I am creating a database for my company that will store many different types of information. The categories are Brightness, Contrast, Chromaticity, ect. Each category has a number of data points which my company would like to start storing.
Normally, I would create a table for each category which would store the corresponding data. (This is how I learned to do it). However, Sometimes these categories have "sub-data" which would change the number of fields required in each table.
My question is then how do people handle the inconsistency of data when structuring their databases? Do they just keep adding more tables for extra data or is it something else altogether?
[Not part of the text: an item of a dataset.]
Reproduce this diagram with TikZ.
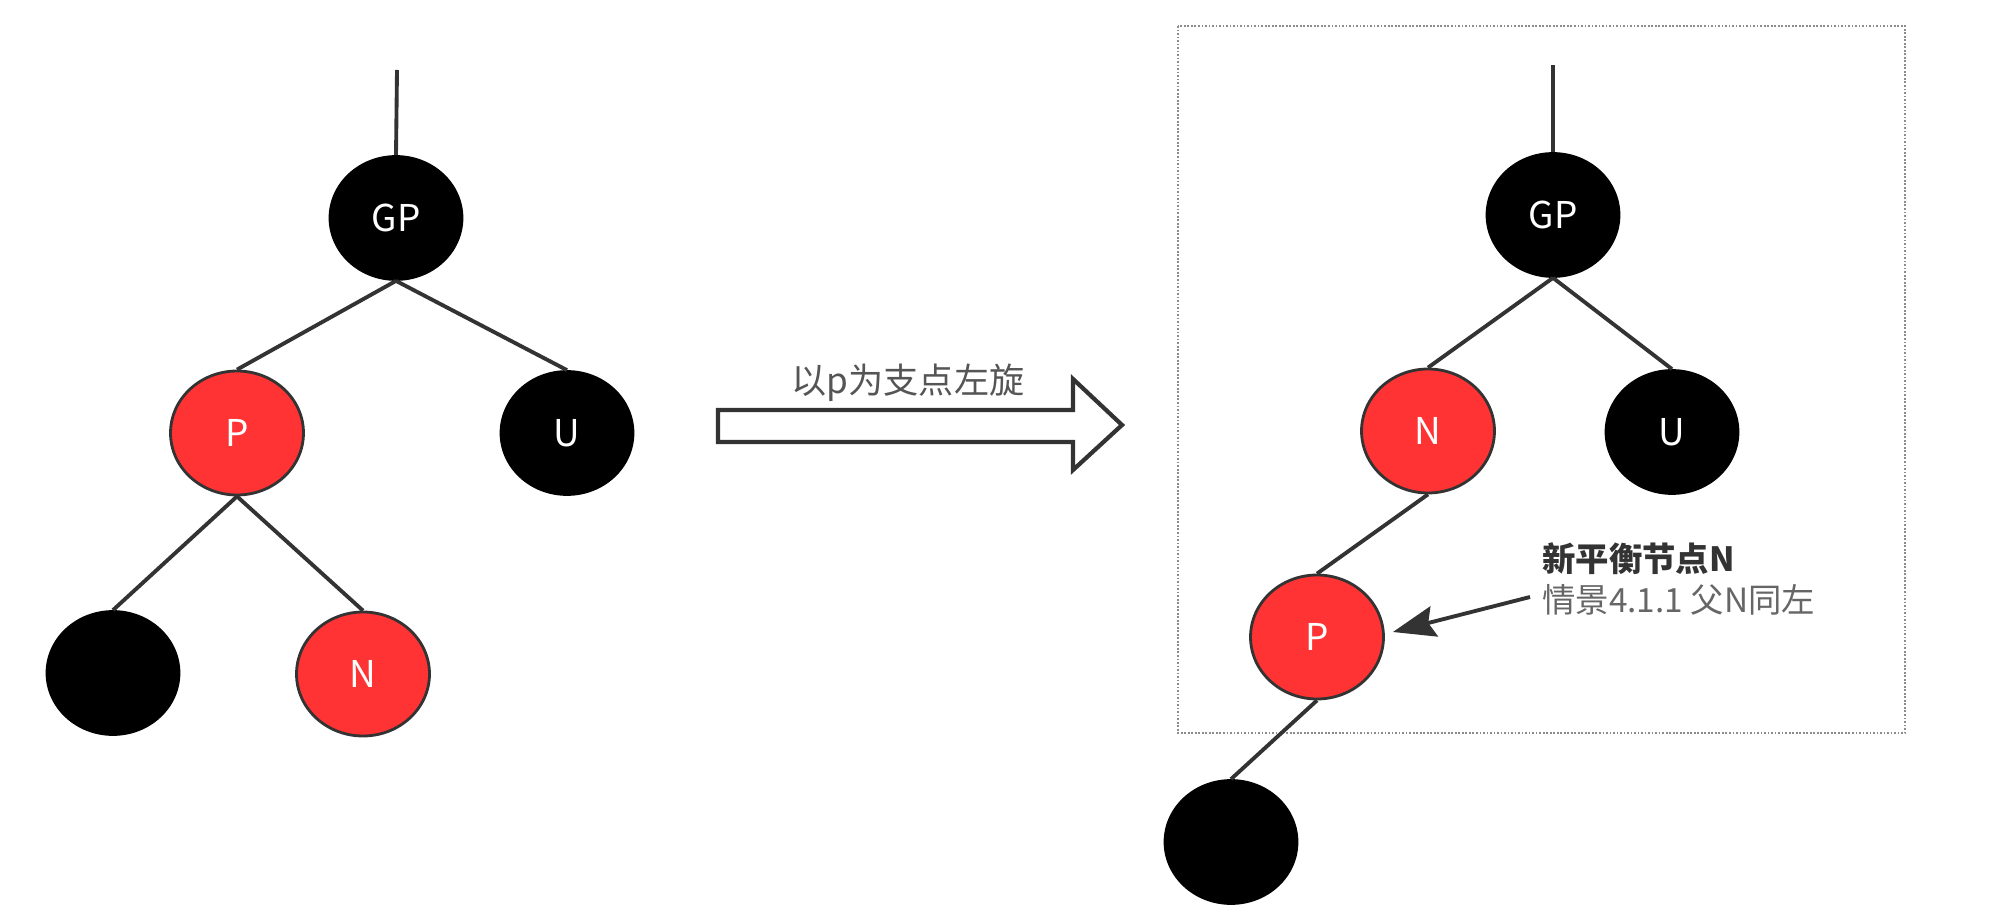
\documentclass[tikz,border=0pt]{standalone}
\usepackage{fontspec}
\setmainfont{Noto Sans CJK SC}
\usetikzlibrary{arrows.meta,positioning,calc,shapes.geometric}

\begin{document}
\begin{tikzpicture}[
  x=0.02cm, y=-0.02cm,
  rbnode/.style={ellipse, minimum width=2.66cm, minimum height=2.48cm, inner sep=0pt,
    text=white, font=\fontsize{21}{25}\selectfont},
  rednode/.style={rbnode, fill=RBRed, draw=RBEdge, line width=1.6pt},
  blacknode/.style={rbnode, fill=black, draw=black, line width=1pt},
  edge/.style={draw=RBEdge, line width=2.2pt},
  pointer/.style={-{Stealth[length=0.85cm,width=0.62cm,inset=0.12cm]}, line width=2.2pt, draw=RBEdge},
  hollow/.style={draw=RBEdge, fill=white, line width=2.4pt, line join=miter},
  caption/.style={font=\fontsize{20}{24}\selectfont, text=RBGray, inner sep=0pt},
  note/.style={font=\fontsize{19}{23}\selectfont, align=left, inner sep=0pt}
]
\definecolor{RBRed}{HTML}{FF3333}
\definecolor{RBEdge}{HTML}{333333}
\definecolor{RBGray}{HTML}{555555}
\definecolor{RBNote}{HTML}{666666}
\definecolor{RBFrame}{HTML}{8C8C8C}

\useasboundingbox (0,0) rectangle (2003,918);

% before
\coordinate (ltop) at (397,70);
\node[blacknode] (lgp) at (396,218) {GP};
\node[rednode] (lp) at (237,433) {P};
\node[blacknode] (lu) at (567,433) {U};
\node[blacknode] (lleaf) at (113,673) {};
\node[rednode] (ln) at (363,674) {N};

\draw[edge] (ltop) -- (lgp.north);
\draw[edge] (lgp.south) -- (lp.north);
\draw[edge] (lgp.south) -- (lu.north);
\draw[edge] (lp.south) -- (lleaf.north);
\draw[edge] (lp.south) -- (ln.north);

% rotation arrow
\draw[hollow] (718,410) -- (1073,410) -- (1073,379) -- (1122,425) -- (1073,470) -- (1073,442) -- (718,442) -- cycle;
\node[caption] (rotlabel) at (908,383) {以p为支点左旋};

% after
\draw[RBFrame, densely dotted, line width=1pt] (1178,26) rectangle (1905,733);

\coordinate (rtop) at (1553,65);
\node[blacknode] (rgp) at (1553,215) {GP};
\node[rednode] (rn) at (1428,431) {N};
\node[blacknode] (ru) at (1672,432) {U};
\node[rednode] (rp) at (1317,637) {P};
\node[blacknode] (rleaf) at (1231,842) {};

\draw[edge] (rtop) -- (rgp.north);
\draw[edge] (rgp.south) -- (rn.north);
\draw[edge] (rgp.south) -- (ru.north);
\draw[edge] (rn.south) -- (rp.north);
\draw[edge] (rp.south) -- (rleaf.north);

\node[note, anchor=west] (newbal) at (1542,579)
  {\textcolor{RBEdge}{\bfseries 新平衡节点N}\\\textcolor{RBNote}{情景4.1.1 父N同左}};
\draw[pointer] ([shift={(-12,18)}]newbal.west) -- ([shift={(8,-5)}]rp.east);
\end{tikzpicture}
\end{document}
There are a few (and thank goodness only a few) unbendable rules about relational database models. One of those is, that if you don't know what to store, you have a hard time storing it. Chances are, you'll have an even harder time retrieving it.
That said, the reality of business rules is often less clear cut than the ivory tower of database design. Most importantly, you might want or even need a way to introduce a new property without changing the schema.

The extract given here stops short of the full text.